Legendarily massive raptors capable of carrying off elephants as prey, rocs are typically about 30 feet long from beak to tail and have a wingspan of 80 feet or more. While their beaks are hooked to rip flesh from bone, their hunting strategy involves grabbing their prey in their powerful talons and then dropping it from great heights before feeding. This method creates a massive amount of carrion, which guarantees that rocs are followed by flocks of opportunistic scavengers, such as ravens and buzzards, who find it easy to steal bits of the larger birds’ meals. Rocs, for the most part, don’t mind these creatures, which sometimes get gobbled up along with the rest of the roc’s food.

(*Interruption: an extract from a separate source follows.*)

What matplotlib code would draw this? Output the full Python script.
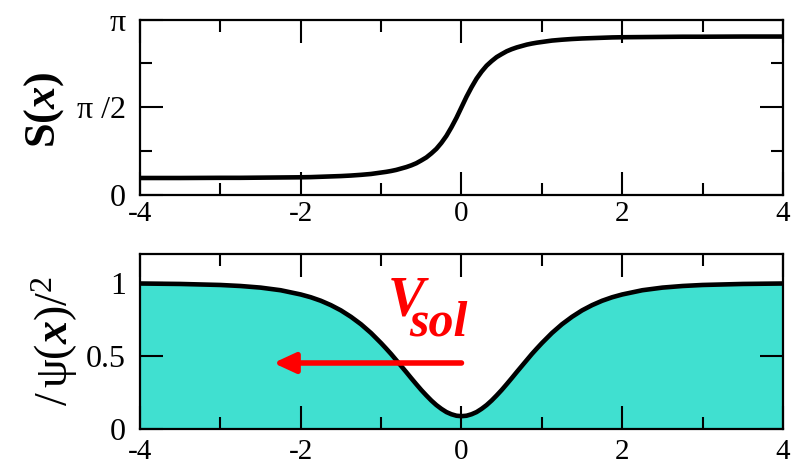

Rocs usually nest among mountaintops and cliffs inaccessible to all but the bravest of terrestrial dwellers. They are long-range predators that hunt both land and sea in search for massive prey to sustain them and their young.
Rocs are antisocial and lone hunters who compete with each other in fierce aerial battles to protect territory. But about once a decade, a mating couple pairs up to raise their chicks. Once the chicks are old enough to hunt on their own, the parents separate to once again engage in lone hunting.
Particularly skilled druids or rangers might capture and train a roc to serve as a flying mount or hunting companion, though examples of such an incredible feat of domestication are few and far between. The easiest way to rear a roc is to do so from the moment it hatches, since the chick imprints on the first creature it sees. Acquiring a roc egg is by no means an easy feat, though, and is often a death sentence for the would-be egg-snatcher.